In this present work, we synthesized and report the Cu-doped Ca(Ti_0.9Fe_0.1)O_3-δ (CTF) nanotitanates was prepared by sol–gel technique and heat treated at various temperatures (800 – 1100 °C). The crystalline phase formation of the nano-crystalline Cu:CTF was examined around ≥ 750 °C employing TG/DTA analysis. The room temperature XRD analysis confirms the formation of poly-phase ceramics with orthorhombic structure. Another orthorhombic structure with different symmetry group was identified above 800 °C. It was found that the measured density of the sample C10 was significantly higher than the other samples. The SEM image of sintered Cu:CTF ceramic shows particles with uniform distribution at 800 °C, whereas C9-C11 reveals random and inhomogeneous grains distribution as temperature elevates. The particle sizes were measured from TEM image and were in the range of 52–190 nm. The optical band gap energy calculated from the UV-Vis absorbance spectral lines shows that all the prepared nanotitanates possess insulative behaviour close to red shift region with the band gap variation of 5.28–5.42 eV. Electric modulus spectrum shows that the relaxation variation with different time constant, confirming Cu:CTF is a non-Debye type material. The increase in frequency with respect to increase in ac conductivity may be ascribed to mobility carrier hopping mechanism at shorter ranges. Sample sintered at 900 °C exhibited higher dielectric constant (1.7 × 10³) with moderate tangent loss (0.926) when compared to other samples. As a result of the larger grain size, the overall conductivity obtained for Cu:CTF nanotitanate samples are improved.
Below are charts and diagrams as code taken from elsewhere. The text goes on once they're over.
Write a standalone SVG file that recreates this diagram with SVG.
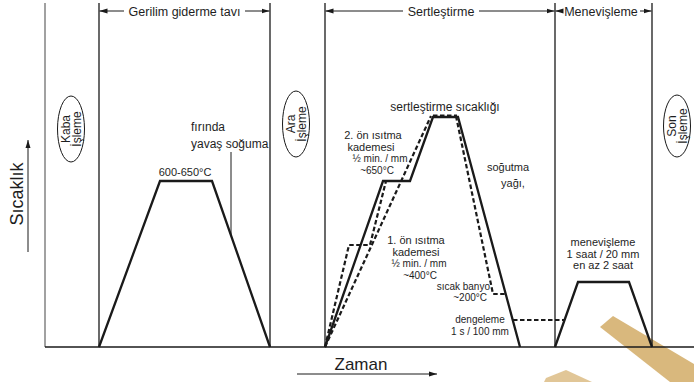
<svg xmlns="http://www.w3.org/2000/svg" width="694" height="382" viewBox="0 0 694 382">
<style>
text{font-family:"Liberation Sans",Arial,sans-serif;fill:#1e1e1e}
.frame{stroke:#1a1a1a;stroke-width:1.3;fill:none}
.curve{stroke:#1a1a1a;stroke-width:2.3;fill:none;stroke-linejoin:miter}
.dash{stroke:#1a1a1a;stroke-width:2.2;fill:none;stroke-dasharray:4.5 2.5}
.thin{stroke:#1a1a1a;stroke-width:1;fill:none}
.hdr{font-size:12.5px}
.lbl{font-size:11px}
.sm{font-size:10px}
.ell{fill:none;stroke:#1a1a1a;stroke-width:1}
.et{font-size:12px}
</style>
<defs>
<marker id="ah" markerWidth="8" markerHeight="6" refX="8" refY="3" orient="auto-start-reverse" markerUnits="userSpaceOnUse">
<path d="M0,0.5 L8,3 L0,5.5 z" fill="#1a1a1a"/>
</marker>
</defs>
<rect width="694" height="382" fill="#ffffff"/>
<g id="watermark">
<polygon points="600,327 613,316 694,364 694,382 670,382" fill="#d9b87d"/>
<polygon points="546,378 566,370 592,382 544,382" fill="#d9b87d" opacity="0.8"/>
</g>
<g id="frame">
<line x1="45" y1="3" x2="45" y2="347" stroke="#8a8a8a" stroke-width="1.6"/>
<line class="frame" x1="99" y1="3" x2="99" y2="347"/>
<line class="frame" x1="270" y1="3" x2="270" y2="347"/>
<line class="frame" x1="325" y1="3" x2="325" y2="347"/>
<line class="frame" x1="555" y1="3" x2="555" y2="347"/>
<line class="frame" x1="652" y1="3" x2="652" y2="347"/>
<line class="frame" x1="45" y1="347" x2="694" y2="347"/>
</g>
<g id="headers">
<line class="thin" x1="124" y1="11" x2="99.5" y2="11" marker-end="url(#ah)"/>
<line class="thin" x1="245" y1="11" x2="269.5" y2="11" marker-end="url(#ah)"/>
<text class="hdr" x="184.5" y="15.5" text-anchor="middle">Gerilim giderme tavı</text>
<line class="thin" x1="403" y1="11" x2="325.5" y2="11" marker-end="url(#ah)"/>
<line class="thin" x1="479" y1="11" x2="554.5" y2="11" marker-end="url(#ah)"/>
<text class="hdr" x="441" y="15.5" text-anchor="middle">Sertleştirme</text>
<line class="thin" x1="563" y1="11" x2="555.5" y2="11" marker-end="url(#ah)"/>
<line class="thin" x1="640" y1="11" x2="651.5" y2="11" marker-end="url(#ah)"/>
<text class="hdr" x="601" y="15.5" text-anchor="middle">Menevişleme</text>
</g>
<g id="axes">
<line class="thin" x1="28" y1="252" x2="28" y2="140" marker-end="url(#ah)"/>
<text x="0" y="0" font-size="18" text-anchor="middle" transform="translate(23,194) rotate(-90)">Sıcaklık</text>
<line class="thin" x1="297" y1="374" x2="437" y2="374" marker-end="url(#ah)"/>
<text x="361" y="370" font-size="17" text-anchor="middle">Zaman</text>
</g>
<g id="kaba">
<ellipse class="ell" cx="71" cy="129" rx="13.5" ry="33"/>
<g transform="translate(71,129) rotate(-90)">
<text class="et" x="0" y="-1.5" text-anchor="middle">Kaba</text>
<text class="et" x="0" y="9.5" text-anchor="middle">İşleme</text>
</g>
</g>
<g id="ara">
<ellipse class="ell" cx="296" cy="124" rx="13.5" ry="33"/>
<g transform="translate(296,124) rotate(-90)">
<text class="et" x="0" y="-1.5" text-anchor="middle">Ara</text>
<text class="et" x="0" y="9.5" text-anchor="middle">İşleme</text>
</g>
</g>
<g id="son">
<ellipse class="ell" cx="677" cy="126" rx="13.5" ry="31"/>
<g transform="translate(677,126) rotate(-90)">
<text class="et" x="0" y="-1.5" text-anchor="middle">Son</text>
<text class="et" x="0" y="9.5" text-anchor="middle">İşleme</text>
</g>
</g>
<g id="gerilim">
<path class="curve" d="M99,347 L160,181 L212,181 L270,347"/>
<line class="thin" x1="231" y1="152" x2="231" y2="235"/>
<text class="lbl" x="185" y="176" text-anchor="middle" font-size="10.5">600-650°C</text>
<text x="191" y="131" font-size="12">fırında</text>
<text x="191" y="148" font-size="12">yavaş soğuma</text>
</g>
<g id="sertlestirme">
<path class="dash" d="M325,347 L349,245 L370,245 L386,181"/>
<path class="dash" d="M325,347 L431,116"/>
<path class="dash" d="M433,115.5 L457,115.5"/>
<path class="dash" d="M456,116 L493,294 L506,294"/>
<path class="curve" d="M325,347 L383,181 L410,181 L433,117 L458,117 L520,347"/>
<path class="dash" d="M513,320 L565,320"/>
<text x="445" y="111" font-size="12" text-anchor="middle">sertleştirme sıcaklığı</text>
<text class="lbl" x="373" y="139" text-anchor="middle">2. ön ısıtma</text>
<text class="lbl" x="371" y="151" text-anchor="middle">kademesi</text>
<text class="sm" x="380" y="162" text-anchor="middle">½ min. / mm</text>
<text class="sm" x="377" y="174" text-anchor="middle">~650°C</text>
<text class="lbl" x="416" y="244" text-anchor="middle">1. ön ısıtma</text>
<text class="lbl" x="416" y="256" text-anchor="middle">kademesi</text>
<text class="sm" x="419" y="267" text-anchor="middle">½ min. / mm</text>
<text class="sm" x="420" y="279" text-anchor="middle">~400°C</text>
<text class="lbl" x="508" y="171" text-anchor="middle">soğutma</text>
<text class="lbl" x="513" y="187" text-anchor="middle">yağı,</text>
<text class="sm" x="490" y="290" text-anchor="end">sıcak banyo</text>
<text class="sm" x="487" y="301" text-anchor="end">~200°C</text>
<text class="sm" x="480" y="323" text-anchor="middle">dengeleme</text>
<text class="sm" x="480" y="335" text-anchor="middle">1 s / 100 mm</text>
</g>
<g id="menevisleme">
<path class="curve" d="M555,347 L578,282 L629,282 L652,347"/>
<text class="lbl" x="603" y="246" text-anchor="middle">menevişleme</text>
<text class="lbl" x="603" y="258" text-anchor="middle">1 saat / 20 mm</text>
<text class="lbl" x="603" y="269" text-anchor="middle">en az 2 saat</text>
</g>
</svg>
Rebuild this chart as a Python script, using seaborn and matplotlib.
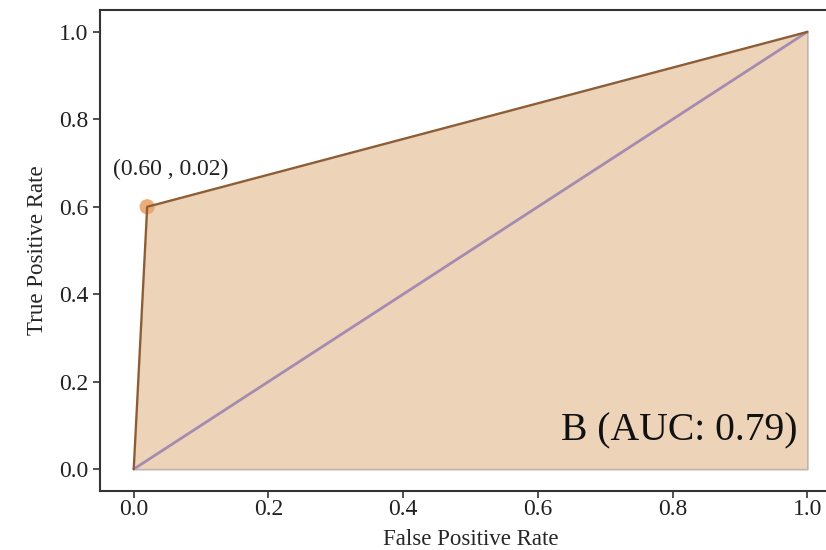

The eminent versatility of this perovskite structure allows different doping to obtain a variety of properties, which is a spot-light in the development of solid oxide fuel cell (SOFC) electrode materials. Thus, the improved dielectric properties and NTCR effect was concern, the Cu-doped Ca(Ti_0.9Fe_0.1)O_3-δ nanotitanates can act as supportive electrode catalysts for SOFCs.